Es la selección natural de Darwin aplicada a un gremio en vez de a las especies. Los que no aguantan ver la sangre raramente llegan a médicos, los que tienen miedo a volar no pueden ser pilotos, los que no encuentran cierto placer cuando llevan el cuerpo al límite no suelen ser deportistas. ¿Cuál es el filtro que impone la selección natural en el ecosistema actual de la política? Resulta, que un medio en el que cada acto viene acompañado de un escarnio masivo, el estadista se ha vuelto un bicho en riesgo de extinción. No es que ya no exista gente comedida, esa que hace de la duda un elogio. Sucede que en este teatro de la política en el que se lanzan tomates, y dardos, y cuchillos y venenos, llegan a puerto quienes tienen la piel suficientemente dura para aguantarlos. O, peor aún, aquellos cuya personalidad les hace gozar de esa trifulca. Los que en la clasificación de Freud están en más en el polo de los psicóticos que de los neuróticos, los que no dudan, los que aman tanto que hablen de ellos, y de ellas, que les da casi igual el signo de lo que de ellos están diciendo.
El escritor rosarino Roberto Fontanarrosa escribió un prólogo versionando el célebre partido entre los nazis y los aliados. El “10” de los aliados era un polaco que hacía maravillas con la pelota. En el entretiempo advirtieron a los jugadores que los fusilarían si ganaban el partido, y el polaco perdió su magia. Decía Fontanarrosa, que este es un síntoma bien conocido: que los volantes de creación suelen bajar el nivel cuando saben que serán fusilados. Puede decirse, temperando la anécdota a su dosis justa, que un político creativo, sensible, estadista, de piel humanamente blanda, algo neurótico como aquel polaco habilidoso, también baja el nivel cuando sabe que será acribillado en la arena pública y, en ese ruido, se extingue.

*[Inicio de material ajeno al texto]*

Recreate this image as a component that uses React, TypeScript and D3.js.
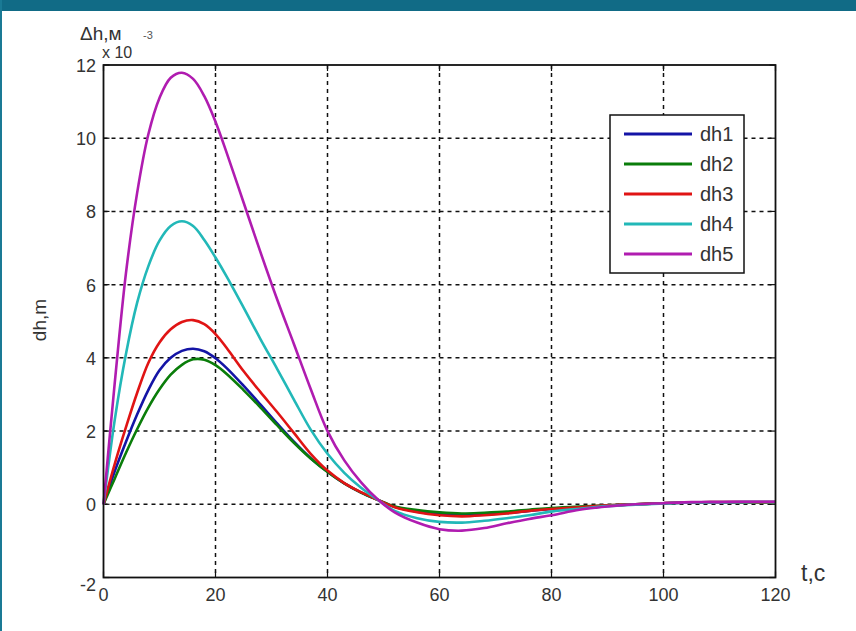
import React from "react";
import * as d3 from "d3";

const times = [0, 2, 4, 6, 8, 10, 12, 14, 16, 18, 20, 22, 25, 28, 31, 34, 37, 40, 43, 46, 49, 52, 56, 60, 64, 68, 72, 76, 80, 85, 90, 95, 100, 105, 110, 115, 120];
const dh1 = [0, 0.9, 1.7, 2.45, 3.12, 3.66, 4.0, 4.19, 4.25, 4.18, 3.99, 3.72, 3.24, 2.73, 2.21, 1.71, 1.26, 0.89, 0.57, 0.32, 0.12, -0.07, -0.2, -0.27, -0.3, -0.28, -0.24, -0.18, -0.13, -0.08, -0.04, 0, 0.03, 0.05, 0.06, 0.06, 0.06];
const dh2 = [0, 0.7, 1.4, 2.05, 2.64, 3.14, 3.54, 3.81, 3.96, 3.95, 3.8, 3.56, 3.12, 2.65, 2.16, 1.68, 1.25, 0.88, 0.57, 0.32, 0.12, -0.06, -0.16, -0.22, -0.25, -0.23, -0.2, -0.15, -0.1, -0.06, -0.03, 0, 0.03, 0.05, 0.05, 0.05, 0.05];
const dh3 = [0, 1.1, 2.1, 3.04, 3.86, 4.42, 4.78, 4.98, 5.03, 4.92, 4.65, 4.27, 3.64, 3.07, 2.52, 1.95, 1.38, 0.92, 0.58, 0.33, 0.12, -0.08, -0.22, -0.3, -0.33, -0.3, -0.25, -0.18, -0.13, -0.08, -0.03, 0, 0.03, 0.05, 0.06, 0.06, 0.06];
const dh4 = [0, 2.3, 4.1, 5.5, 6.5, 7.2, 7.6, 7.73, 7.6, 7.22, 6.74, 6.22, 5.38, 4.52, 3.7, 2.86, 2.04, 1.38, 0.86, 0.45, 0.12, -0.18, -0.38, -0.48, -0.5, -0.45, -0.38, -0.3, -0.2, -0.12, -0.05, -0.01, 0.02, 0.05, 0.05, 0.06, 0.06];
const dh5 = [0, 3.3, 6.3, 8.5, 10.1, 11.1, 11.65, 11.79, 11.62, 11.15, 10.45, 9.6, 8.25, 6.9, 5.6, 4.38, 3.15, 2.0, 1.2, 0.6, 0.13, -0.22, -0.5, -0.68, -0.72, -0.65, -0.52, -0.4, -0.3, -0.15, -0.06, 0, 0.03, 0.06, 0.06, 0.07, 0.07];

const seriesNames = ["dh1", "dh2", "dh3", "dh4", "dh5"];
const seriesColors = ["#1414a6", "#0a7d0a", "#e01414", "#22b8b8", "#b01cb0"];
const seriesData = [dh1, dh2, dh3, dh4, dh5];
const xTicks = [0, 20, 40, 60, 80, 100, 120];
const yTicks = [-2, 0, 2, 4, 6, 8, 10, 12];

const W = 856;
const H = 631;
const FONT = "'Liberation Sans', Arial, sans-serif";

export default function App() {
  const x = d3.scaleLinear().domain([0, 120]).range([103.5, 775.5]);
  const y = d3.scaleLinear().domain([-2, 12]).range([577.5, 65]);
  const line = d3
    .line<number>()
    .x((_, i) => x(times[i]))
    .y((d) => y(d))
    .curve(d3.curveCatmullRom.alpha(0.5));

  const [x0, x1] = x.range();
  const [y0, y1] = y.range();
  const legX = 610, legY = 115, legW = 134, legH = 158;

  return (
    <svg width={W} height={H} style={{ position: "absolute", left: 0, top: 0, background: "#fff" }} fontFamily={FONT}>
      <rect x={0} y={0} width={W} height={H} fill="#ffffff" />
      <rect x={0} y={0} width={W} height={11} fill="#116b86" />
      <rect x={0} y={0} width={2} height={H} fill="#1a7a95" />

      {/* grid */}
      {xTicks.slice(1, -1).map((t) => (
        <line key={"gx" + t} x1={x(t)} x2={x(t)} y1={y1} y2={y0} stroke="#111" strokeWidth={1.5} strokeDasharray="4,4" />
      ))}
      {yTicks.slice(1, -1).map((t) => (
        <line key={"gy" + t} x1={x0} x2={x1} y1={y(t)} y2={y(t)} stroke="#111" strokeWidth={1.5} strokeDasharray="4,4" />
      ))}

      {/* ticks inside */}
      {xTicks.map((t) => (
        <g key={"tx" + t}>
          <line x1={x(t)} x2={x(t)} y1={y0} y2={y0 - 6} stroke="#111" strokeWidth={1.2} />
          <line x1={x(t)} x2={x(t)} y1={y1} y2={y1 + 6} stroke="#111" strokeWidth={1.2} />
        </g>
      ))}
      {yTicks.map((t) => (
        <g key={"ty" + t}>
          <line x1={x0} x2={x0 + 6} y1={y(t)} y2={y(t)} stroke="#111" strokeWidth={1.2} />
          <line x1={x1} x2={x1 - 6} y1={y(t)} y2={y(t)} stroke="#111" strokeWidth={1.2} />
        </g>
      ))}

      {/* series */}
      {seriesData.map((s, i) => (
        <path key={seriesNames[i]} d={line(s) || ""} fill="none" stroke={seriesColors[i]} strokeWidth={2.6} strokeLinejoin="round" />
      ))}

      {/* frame */}
      <rect x={x0} y={y1} width={x1 - x0} height={y0 - y1} fill="none" stroke="#111" strokeWidth={1.8} />

      {/* tick labels */}
      {xTicks.map((t) => (
        <text key={"lx" + t} x={x(t)} y={601} textAnchor="middle" fontSize={18} fill="#333">
          {t}
        </text>
      ))}
      {yTicks.map((t) => (
        <text key={"ly" + t} x={96} y={y(t) + (t === -2 ? 13 : 7)} textAnchor="end" fontSize={18} fill="#333">
          {t}
        </text>
      ))}

      {/* axis labels */}
      <text x={801} y={581} fontSize={23} fill="#333">t,c</text>
      <text transform="translate(46,320) rotate(-90)" textAnchor="middle" fontSize={19} fill="#333">dh,m</text>
      <text x={80} y={40} fontSize={19} fill="#333">Δh,м</text>
      <text x={143} y={39} fontSize={11} fill="#555">-3</text>
      <text x={102} y={58} fontSize={16} fill="#333">x 10</text>

      {/* legend */}
      <rect x={legX} y={legY} width={legW} height={legH} fill="#fff" stroke="#111" strokeWidth={1.5} />
      {seriesNames.map((n, i) => {
        const ly = 134 + i * 30;
        return (
          <g key={"leg" + n}>
            <line x1={624} x2={692} y1={ly} y2={ly} stroke={seriesColors[i]} strokeWidth={3} />
            <text x={700} y={ly + 7} fontSize={20} fill="#333">{n}</text>
          </g>
        );
      })}
    </svg>
  );
}
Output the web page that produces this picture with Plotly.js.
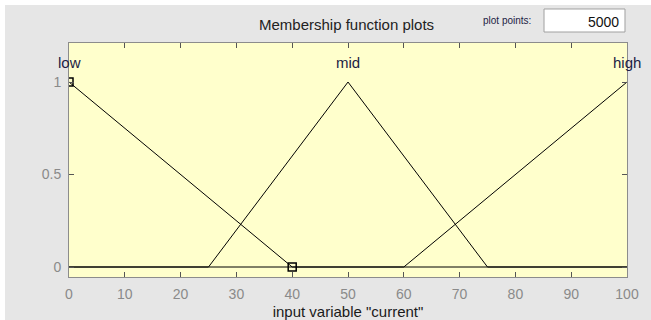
<!DOCTYPE html>
<html>
<head>
<meta charset="utf-8">
<script src="https://cdn.plot.ly/plotly-3.0.1.min.js"></script>
<style>
  html, body { margin: 0; padding: 0; background: #ffffff; }
  #chart { position: absolute; left: 5px; top: 5px; width: 646px; height: 315px; }
</style>
</head>
<body>
<div id="chart"></div>
<script>
// Membership functions of the input variable "current" (universe 0..100)
const mfNames = ["low", "mid", "high"];
const lowX = [0, 40, 100];
const lowY = [1, 0, 0];
const midX = [0, 25, 50, 75, 100];
const midY = [0, 0, 1, 0, 0];
const highX = [0, 60, 100];
const highY = [0, 0, 1];
// vertices of the currently selected function ("low")
const handleX = [0, 40];
const handleY = [1, 0];
// peak position of each function, where its name is written
const peakX = [0, 50, 100];
const labelY = 1.108;

const xTicks = [0, 10, 20, 30, 40, 50, 60, 70, 80, 90, 100];
const yTicks = [0, 0.5, 1];
const plotPoints = 5000;

const lineStyle = { color: "#000000", width: 1 };
const traces = [
  { x: lowX, y: lowY, mode: "lines", line: lineStyle, name: mfNames[0], hoverinfo: "skip" },
  { x: midX, y: midY, mode: "lines", line: lineStyle, name: mfNames[1], hoverinfo: "skip" },
  { x: highX, y: highY, mode: "lines", line: lineStyle, name: mfNames[2], hoverinfo: "skip" },
  { x: handleX, y: handleY, mode: "markers", name: "handles", hoverinfo: "skip",
    marker: { symbol: "square-open", size: 8, color: "#000000", line: { width: 1.5, color: "#000000" } } }
];

const font = "Liberation Sans, Arial, sans-serif";
const tickFont = { family: font, size: 14, color: "#8a8a8a" };
const labelColor = "#1c1c44";

const annotations = peakX.map((px, i) => ({
  x: px, y: labelY, xref: "x", yref: "y", text: mfNames[i], showarrow: false,
  font: { family: font, size: 15, color: labelColor }, xanchor: "center", yanchor: "middle"
}));
annotations.push(
  { x: 0.498, y: 1.08, xref: "paper", yref: "paper", text: "Membership function plots", showarrow: false,
    font: { family: font, size: 15, color: "#222222" }, xanchor: "center", yanchor: "middle" },
  { x: 0.785, y: 1.095, xref: "paper", yref: "paper", text: "plot points:", showarrow: false,
    font: { family: font, size: 10, color: labelColor }, xanchor: "center", yanchor: "middle" },
  { x: 0.9892, y: 1.09, xref: "paper", yref: "paper", text: String(plotPoints), showarrow: false,
    font: { family: font, size: 14, color: "#111111" }, xanchor: "right", yanchor: "middle" }
);

const layout = {
  width: 646, height: 315,
  margin: { l: 64, r: 24, t: 38, b: 43, pad: 0 },
  paper_bgcolor: "#e6e6e6",
  plot_bgcolor: "#ffffcc",
  showlegend: false,
  xaxis: {
    range: [0, 100], tickvals: xTicks, ticktext: xTicks.map(String),
    ticks: "inside", ticklen: 5, tickcolor: "#555555", tickwidth: 1,
    showline: true, linecolor: "#8c8c8c", linewidth: 1, mirror: "ticks",
    showgrid: false, zeroline: false, tickfont: tickFont, ticklabelstandoff: 4,
    title: { text: 'input variable "current"', font: { family: font, size: 15, color: "#1a1a1a" }, standoff: 6 },
    automargin: false, fixedrange: true
  },
  yaxis: {
    range: [-0.054, 1.211], tickvals: yTicks, ticktext: ["0", "0.5", "1"],
    ticks: "inside", ticklen: 5, tickcolor: "#555555", tickwidth: 1,
    showline: true, linecolor: "#8c8c8c", linewidth: 1, mirror: "ticks",
    showgrid: false, zeroline: false, tickfont: tickFont, ticklabelstandoff: 4,
    automargin: false, fixedrange: true
  },
  shapes: [
    { type: "rect", xref: "paper", yref: "paper", x0: 0.8513, x1: 0.9964, y0: 1.047, y1: 1.1453,
      fillcolor: "#ffffff", line: { color: "#a0a0a0", width: 1 }, layer: "above" }
  ],
  annotations: annotations
};

Plotly.newPlot("chart", traces, layout, { staticPlot: true, displayModeBar: false });
</script>
</body>
</html>
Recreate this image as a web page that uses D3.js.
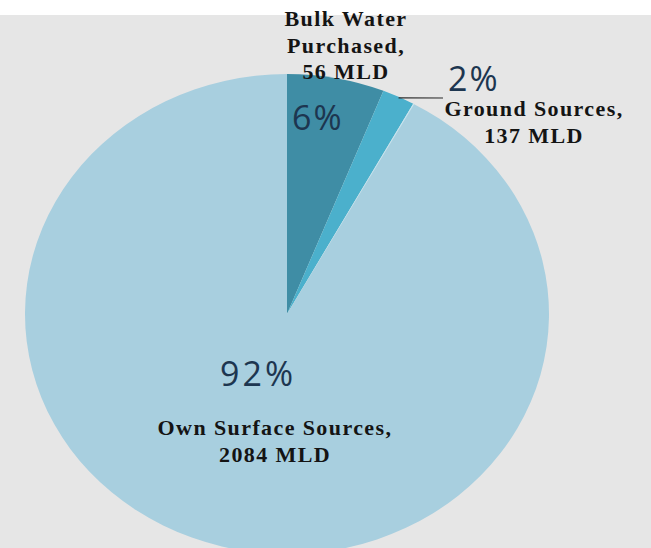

Aquí asoma, desde la otra antípoda, el segundo argumento de esta propuesta. Madonna, Sid Vicious, Freddie Mercury, Frida Kahlo, por nombrar solo algunos de una lista enciclopédica, encontraron en el arte un medio en el que expresar su vocación de patear el tablero y bancarse la que se venga. Además de ser geniales, desconocen, a diferencia del polaco, el miedo a los pelotones de fusilamiento. Son seres especiales, fascinantes, exagerados, narcisistas, de una confianza desmedida, que encuentran su combustible precisamente en la tormenta que convocan. Personas provocadoras que florecen cuando encuentran en el arte un nicho expresivo en el que explayar su locura en plena libertad. Pero resulta que, en estos días de furia de redes sociales, el arte se ha vuelto, por el contrario, más políticamente correcto y menos propicio a la ofensa que nunca.
Como consecuencia, todas aquellas personas ególatras, explosivas, intrépidas, los roqueros que se disfrazan con pelucas y tatuajes para proponer lo inadmisible, los que nos interpelan y nos pone en jaque, abandonan aquel medio en el que antaño fluían como pez en el agua. Se vuelven anfibios, luego reptiles, y encuentran en el barro de la política el medio en el que sus rasgos de la personalidad se vuelven particularmente adaptativos. El asunto, por supuesto, no es del todo nuevo: el protagonista de Kings Row (Abismo de pasión) descubrió que su fama de actor duro de Hollywood se convertía en una virtud en una política cada vez más basada en el espectáculo público, y así derrotó a Jimmy Carter en las elecciones de Estados Unidos de 1980: se llamaba Ronald Reagan. Ahí empieza una migración gradual que se fue volviendo un éxodo masivo cuando al fin olvidamos la máxima de Urién: no frustrar al artista.